MVCC
Multiversion Concurrency Control (MVCC) is a concurrency control method that maintains multiple versions of each data item, allowing transactions to read a consistent snapshot without acquiring locks. This enables readers to never block writers and writers to never block readers — a significant advantage over lock-based protocols like Two-Phase Locking (2PL).
Core Idea
Instead of overwriting data in place, each write creates a new version of the row. Each version is tagged with:
- Creation timestamp (or transaction ID) — When this version was created
- Expiration timestamp — When this version was superseded (or ∞ if current)
A reading transaction sees the version that was current at its snapshot timestamp — the time the transaction (or statement) began.
How Reads Work
- Transaction T starts and gets a snapshot timestamp (e.g.,
ts = 100) - When T reads a row, the DBMS finds the version where
creation_ts ≤ 100 < expiration_ts - T sees a consistent view even if other transactions are modifying the same row concurrently
No read locks needed. No blocking.
How Writes Work
- Transaction T wants to update a row
- T creates a new version with
creation_ts = T's ID - The old version’s
expiration_tsis set to T’s ID - If another concurrent transaction already modified the same row (write-write conflict), one must abort (first-writer-wins or first-committer-wins)
Garbage Collection
Old versions that are no longer visible to any active transaction must be cleaned up. Strategies:
- Background vacuum — PostgreSQL’s VACUUM process removes dead tuples
- Cooperative cleanup — Transactions clean up old versions as they access pages
- Epoch-based — Versions older than the oldest active transaction’s snapshot are reclaimable
MVCC in Practice
PostgreSQL
Uses tuple versioning — each row has xmin (creating transaction) and xmax (deleting/updating transaction). Dead tuples accumulate until VACUUM runs. Supports Read Committed and Serializable Snapshot Isolation (SSI).
MySQL / InnoDB
Uses an undo log to reconstruct old versions on demand. The current version lives in the main tablespace; readers follow the undo chain to find their snapshot version. More space-efficient than PostgreSQL’s approach but undo log can grow under long-running transactions.
SQLite (WAL mode)
Readers see the database state at the start of their read transaction. Writers append to the WAL; readers ignore WAL entries newer than their snapshot.

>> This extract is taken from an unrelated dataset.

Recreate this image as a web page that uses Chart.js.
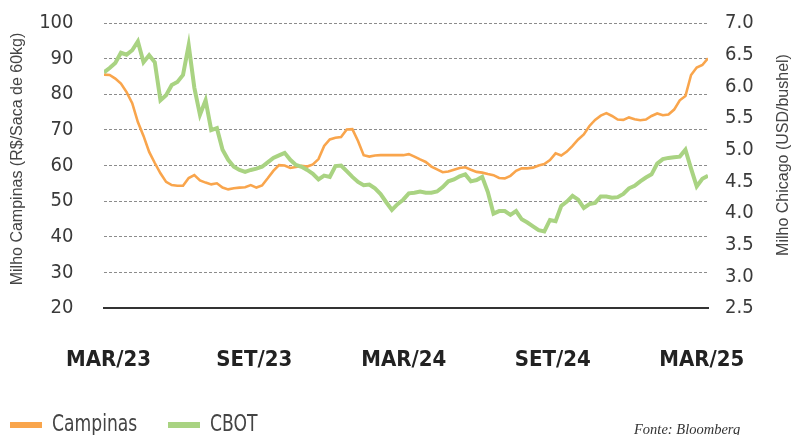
<!DOCTYPE html>
<html><head><meta charset="utf-8">
<script src="https://cdn.jsdelivr.net/npm/chart.js@4"></script>
<style>
html,body{margin:0;padding:0;background:#fff;width:792px;height:435px;overflow:hidden;}
#wrap{position:relative;width:792px;height:435px;overflow:hidden;}
#c{position:absolute;left:0;top:0;}
.leg{position:absolute;font-family:"Liberation Sans Narrow","DejaVu Sans Condensed",sans-serif;font-size:23px;line-height:23px;color:#444;white-space:nowrap;transform:scaleX(0.83);transform-origin:0 0;}
.sw{position:absolute;height:6px;width:32px;}
#fonte{position:absolute;left:634px;top:422px;font-family:"Liberation Serif",serif;font-style:italic;font-size:14.5px;line-height:14.5px;color:#333;white-space:nowrap;}
</style></head>
<body>
<div id="wrap">
<canvas id="c" width="792" height="435"></canvas>
<div class="sw" style="left:10px;top:422px;background:#F9A54C"></div>
<div class="leg" id="leg0" style="left:52px;top:412px"></div>
<div class="sw" style="left:168px;top:422px;background:#A9D382"></div>
<div class="leg" id="leg1" style="left:210px;top:412px"></div>
<div id="fonte">Fonte: Bloomberg</div>
</div>
<script>
// Series names
const seriesNames = ["Campinas", "CBOT"];
// Weekly observations, Mar/2023 – Mar/2025 (week index)
const weeks = [];
for (let i = 0; i < 108; i++) weeks.push(i);
// Milho Campinas (R$/saca de 60kg) – left axis
const campinas = [
 85.5, 85.4, 84.4, 83.0, 80.6, 77.5, 72.2, 68.3, 63.8, 60.7,
 57.8, 55.4, 54.5, 54.3, 54.3, 56.5, 57.3, 55.8, 55.2, 54.7,
 55.0, 53.8, 53.3, 53.6, 53.8, 53.9, 54.5, 53.8, 54.4, 56.4,
 58.5, 60.1, 60.0, 59.3, 59.6, 59.9, 59.7, 60.3, 61.8, 65.5,
 67.3, 67.8, 68.0, 70.1, 70.2, 66.9, 62.9, 62.5, 62.8, 62.9,
 62.9, 62.9, 62.9, 62.9, 63.2, 62.5, 61.7, 61.0, 59.7, 58.9,
 58.1, 58.3, 58.8, 59.3, 59.5, 58.8, 58.2, 58.0, 57.6, 57.3,
 56.5, 56.4, 57.1, 58.5, 59.2, 59.2, 59.4, 60.0, 60.4, 61.5,
 63.4, 62.8, 63.9, 65.5, 67.3, 68.7, 71.1, 72.8, 74.0, 74.7,
 73.9, 72.9, 72.8, 73.5, 73.0, 72.7, 72.9, 73.9, 74.6, 74.1,
 74.3, 75.7, 78.3, 79.5, 85.4, 87.5, 88.2, 90.1
];
// Milho Chicago CBOT (USD/bushel) – right axis
const cbot = [
 6.22, 6.29, 6.37, 6.53, 6.50, 6.57, 6.71, 6.38, 6.49, 6.38,
 5.78, 5.86, 6.02, 6.07, 6.18, 6.65, 5.98, 5.55, 5.78, 5.31,
 5.34, 5.00, 4.84, 4.73, 4.68, 4.65, 4.68, 4.70, 4.73, 4.80,
 4.87, 4.91, 4.95, 4.84, 4.76, 4.73, 4.68, 4.62, 4.53, 4.59,
 4.57, 4.74, 4.75, 4.66, 4.57, 4.49, 4.44, 4.45, 4.39, 4.30,
 4.17, 4.05, 4.14, 4.21, 4.31, 4.32, 4.34, 4.32, 4.32, 4.34,
 4.41, 4.50, 4.53, 4.58, 4.61, 4.50, 4.52, 4.57, 4.33, 3.99,
 4.03, 4.03, 3.97, 4.03, 3.90, 3.85, 3.79, 3.73, 3.71, 3.89,
 3.87, 4.11, 4.18, 4.27, 4.21, 4.08, 4.14, 4.16, 4.26, 4.26,
 4.24, 4.25, 4.30, 4.39, 4.43, 4.50, 4.56, 4.61, 4.78, 4.85,
 4.87, 4.88, 4.89, 5.00, 4.70, 4.42, 4.54, 4.59
];
// X tick labels and their week positions
const tickLabels = ["MAR/23", "SET/23", "MAR/24", "SET/24", "MAR/25"];
const tickWeeks = [0.8, 26.6, 53.1, 79.5, 105.9];
// Axis titles
const leftTitle = "Milho Campinas (R$/Saca de 60kg)";
const rightTitle = "Milho Chicago (USD/bushel)";

document.getElementById('leg0').textContent = seriesNames[0];
document.getElementById('leg1').textContent = seriesNames[1];

const NARROW = '"Liberation Sans Narrow","DejaVu Sans Condensed",sans-serif';

const axisTitles = {
  id: 'axisTitles',
  afterDraw(chart) {
    const ctx = chart.ctx;
    ctx.save();
    ctx.font = '16px "Liberation Sans", Arial, sans-serif';
    ctx.fillStyle = '#444';
    ctx.textAlign = 'center';
    ctx.textBaseline = 'middle';
    ctx.save(); ctx.translate(17.5, 159); ctx.rotate(-Math.PI / 2); ctx.fillText(leftTitle, 0, 0); ctx.restore();
    ctx.save(); ctx.translate(783.5, 155); ctx.rotate(-Math.PI / 2); ctx.fillText(rightTitle, 0, 0); ctx.restore();
    ctx.restore();
  }
};

const noVPad = s => { s.paddingTop = 0; s.paddingBottom = 0; };

new Chart(document.getElementById('c'), {
  type: 'line',
  data: {
    datasets: [
      { label: seriesNames[0], data: weeks.map((w, i) => ({x: w, y: campinas[i]})), yAxisID: 'yL',
        borderColor: '#F9A54C', borderWidth: 2.6, pointRadius: 0, tension: 0, order: 1 },
      { label: seriesNames[1], data: weeks.map((w, i) => ({x: w, y: cbot[i]})), yAxisID: 'yR',
        borderColor: '#A9D382', borderWidth: 4, pointRadius: 0, tension: 0, order: 0 }
    ]
  },
  options: {
    responsive: false, animation: false, devicePixelRatio: 1,
    layout: { padding: { top: 23, left: 0, right: 0, bottom: 0 } },
    plugins: { legend: { display: false }, tooltip: { enabled: false } },
    scales: {
      x: {
        type: 'linear', min: 0, max: 107,
        afterBuildTicks: s => { s.ticks = tickWeeks.map(v => ({ value: v })); },
        afterFit: s => { s.height = 127; s.paddingLeft = 0; s.paddingRight = 0; },
        grid: { display: false },
        border: { display: true, color: '#333', width: 2 },
        ticks: { autoSkip: false, maxRotation: 0, padding: 31, color: '#222',
          font: { family: NARROW, size: 22, weight: 'bold' },
          callback: (v, i) => tickLabels[i] }
      },
      yL: {
        position: 'left', min: 20, max: 100,
        afterFit: s => { s.width = 104; noVPad(s); },
        grid: { drawTicks: false, lineWidth: 1,
          color: c => (c.tick && c.tick.value === 20) ? 'rgba(0,0,0,0)' : '#8c8c8c' },
        border: { display: false, dash: [3, 2] },
        ticks: { stepSize: 10, autoSkip: false, padding: 30.5, color: '#3a3a3a',
          font: { family: NARROW, size: 20 }, callback: v => String(v) }
      },
      yR: {
        position: 'right', min: 2.5, max: 7.0,
        afterFit: s => { s.width = 84; noVPad(s); },
        grid: { display: false, drawTicks: false },
        border: { display: false },
        ticks: { stepSize: 0.5, autoSkip: false, padding: 17, color: '#3a3a3a',
          font: { family: NARROW, size: 20 }, callback: v => v.toFixed(1) }
      }
    }
  },
  plugins: [axisTitles]
});
</script>
</body></html>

MVCC vs Lock-Based Concurrency
| Aspect | MVCC | Two-Phase Locking (2PL) |
|---|---|---|
| Readers block writers | No | Yes (shared locks) |
| Writers block readers | No | Yes (exclusive locks) |
| Write-write conflicts | Abort one writer | Block then proceed |
| Deadlock risk | Lower (only write-write) | Higher |
| Storage overhead | Multiple versions | None |
| Garbage collection | Required | Not needed |
Optimistic Concurrency Control (OCC)
OCC is an alternative to both locking and MVCC. It assumes conflicts are rare and lets transactions execute without any locks, validating only at commit time:
Three Phases
graph LR R[Read Phase] --> V[Validation Phase] --> W[Write Phase]
-
Read Phase — Transaction executes all reads and writes against a private copy (local workspace). No locks acquired. Records both the read set (data items read) and write set (data items to modify).
-
Validation Phase — At commit time, checks whether any transaction that committed since the read phase started modified items in this transaction’s read set. If conflict detected → abort and retry.
-
Write Phase — If validation passes, apply the private changes to the actual database atomically.
| Aspect | OCC | MVCC | Two-Phase Locking (2PL) |
|---|---|---|---|
| Locks during execution | None | None (for reads) | S-locks and X-locks |
| Conflict detection | At commit | At commit (write-write) | At lock time |
| Deadlock risk | None | Low | High |
| Best for | Read-heavy, low contention | Mixed workloads | Write-heavy, high contention |
| Abort cost | High (redo entire transaction) | Moderate | Low (just wait) |
Snapshot Isolation vs Serializability
MVCC naturally provides Snapshot Isolation (SI) — each transaction sees a consistent snapshot. However, SI is not the same as serializability — it permits write skew anomalies. PostgreSQL’s Serializable Snapshot Isolation (SSI) adds conflict detection on top of MVCC to achieve full serializability.